The White House plan is said to include a provision to help states keep on paying unemployment benefits. Might be nice for now, but may be trouble down the line. Marketplace’s John Dimsdale reports.
John Dimsdale: Employers pay state and federal taxes to fund unemployment benefits. But this recession, states borrowed from the federal government to come up with enough money. Now they have pay back the loans. The Obama budget would delay those payments for two years. After that, state governments could double the tax on employers to build up their insurance funds.
Gary Burtless at the Brookings Institution says with 9 percent unemployment, delaying the pain is the right trade-off.

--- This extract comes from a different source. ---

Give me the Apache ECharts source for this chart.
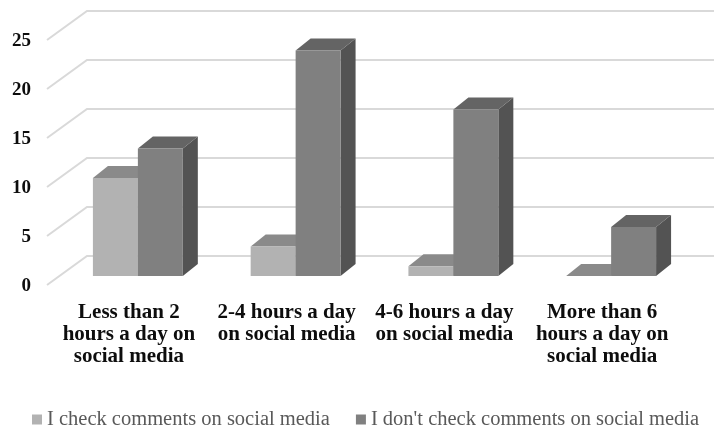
<!DOCTYPE html>
<html>
<head>
<meta charset="utf-8">
<script src="https://cdn.jsdelivr.net/npm/echarts@6/dist/echarts.min.js"></script>
<style>
  html, body { margin: 0; padding: 0; background: #ffffff; }
  #chart { width: 714px; height: 430px; }
</style>
</head>
<body>
<div id="chart"></div>
<script>
// Screen time groups and how many respondents in each check comments
const categories = [
  'Less than 2\nhours a day on\nsocial media',
  '2-4 hours a day\non social media',
  '4-6 hours a day\non social media',
  'More than 6\nhours a day on\nsocial media'
];
const seriesNames = [
  'I check comments on social media',
  "I don't check comments on social media"
];
const checkValues = [10, 3, 1, 0];
const noCheckValues = [13, 23, 17, 5];
const yTicks = [0, 5, 10, 15, 20, 25];

// Face shades for each series: front, top, side
const shades = [
  { front: '#b2b2b2', top: '#8a8a8a', side: '#727272' },
  { front: '#808080', top: '#646464', side: '#535353' }
];

const DEPTH_X = 15;   // receding offset of a box, px
const DEPTH_Y = 12;
const WALL_X = 28;    // back wall offset from the plot's left edge
const WALL_Y = 20;
const FRONT_X = -12;  // front edge of the side wall
const FRONT_Y = 9;

const FONT = '"Liberation Serif", "DejaVu Serif", serif';

function boxRenderer(slot, shade) {
  return function (params, api) {
    const cat = api.value(0);
    const val = api.value(1);
    const base = api.coord([cat, 0]);
    const top = api.coord([cat, val]);
    const band = api.size([1, 0])[0];
    const w = band * 0.285;
    const x0 = base[0] + (slot === 0 ? -w : 0);
    const x1 = x0 + w;
    const yt = top[1];
    const yb = base[1];
    const children = [
      {
        type: 'polygon',
        shape: { points: [[x1, yt], [x1, yb], [x1 + DEPTH_X, yb - DEPTH_Y], [x1 + DEPTH_X, yt - DEPTH_Y]] },
        style: { fill: shade.side }
      },
      {
        type: 'polygon',
        shape: { points: [[x0, yt], [x1, yt], [x1 + DEPTH_X, yt - DEPTH_Y], [x0 + DEPTH_X, yt - DEPTH_Y]] },
        style: { fill: shade.top }
      }
    ];
    if (yb - yt > 0.1) {
      children.push({
        type: 'rect',
        shape: { x: x0, y: yt, width: w, height: yb - yt },
        style: { fill: shade.front }
      });
    }
    return { type: 'group', children: children };
  };
}

function gridRenderer(params, api) {
  const p = api.coord([0, api.value(1)]);
  const left = params.coordSys.x;
  const y = p[1];
  return {
    type: 'polyline',
    silent: true,
    shape: { points: [[left + FRONT_X, y + FRONT_Y], [left + WALL_X, y - WALL_Y], [714, y - WALL_Y]] },
    style: { stroke: '#d9d9d9', lineWidth: 2, fill: null }
  };
}

const chart = echarts.init(document.getElementById('chart'), null, { renderer: 'canvas' });

chart.setOption({
  animation: false,
  backgroundColor: '#ffffff',
  grid: { left: 59, right: 24, top: 31, bottom: 154 },
  legend: {
    data: seriesNames,
    top: 409,
    left: 32,
    padding: 0,
    itemWidth: 10,
    itemHeight: 10,
    itemGap: 26,
    icon: 'rect',
    textStyle: { fontFamily: FONT, fontSize: 20.5, color: '#595959' }
  },
  xAxis: {
    type: 'category',
    data: categories,
    axisLine: { show: false },
    axisTick: { show: false },
    splitLine: { show: false },
    axisLabel: {
      interval: 0,
      margin: 26,
      fontFamily: FONT,
      fontWeight: 'bold',
      fontSize: 21,
      lineHeight: 22,
      color: '#0d0d0d',
      align: 'center',
      padding: [0, 18, 0, 0]
    }
  },
  yAxis: {
    type: 'value',
    min: 0,
    max: 25,
    interval: 5,
    axisLine: { show: false },
    axisTick: { show: false },
    splitLine: { show: false },
    axisLabel: {
      margin: 28,
      fontFamily: FONT,
      fontWeight: 'bold',
      fontSize: 19,
      lineHeight: 21,
      verticalAlign: 'top',
      color: '#0d0d0d'
    }
  },
  series: [
    {
      type: 'custom',
      name: 'walls',
      silent: true,
      renderItem: gridRenderer,
      data: yTicks.map(function (v) { return [0, v]; }),
      z: 1
    },
    {
      type: 'custom',
      name: seriesNames[0],
      itemStyle: { color: shades[0].front },
      renderItem: boxRenderer(0, shades[0]),
      data: checkValues.map(function (v, i) { return [i, v]; }),
      z: 2
    },
    {
      type: 'custom',
      name: seriesNames[1],
      itemStyle: { color: shades[1].front },
      renderItem: boxRenderer(1, shades[1]),
      data: noCheckValues.map(function (v, i) { return [i, v]; }),
      z: 3
    }
  ]
});
</script>
</body>
</html>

Gary Burtless: It doesn’t seem like a good time to increase the tax penalty on employers when they add someone to their payroll.
The president’s budget idea is similar to what the Center on Budget and Policy Priorities recommended today. The Center proposes to forgo state unemployment reimbursements for two years, but to gradually raise the taxes on employers to pay for unemployment insurance. The Center’s Iris Lav says states are in a tough spot.
Iris Lav: In this recession, they have to pay back those funds that they borrowed and they have to prepare for the next recession so they won’t just be borrowing continuously. In order to do that, somewhere, somehow, tax rates have to go up.
But there’s no guarantee things will be better in two years, says Gary Burtless.
Burtless: If the economy is still in the tank, the president who holds office then can make the same recommendation to defer for another couple of years.
That would only increase federal deficits. Eventually, he says, revenues have to come in to keep unemployment benefits flowing.
In Washington, I’m John Dimsdale for Marketplace.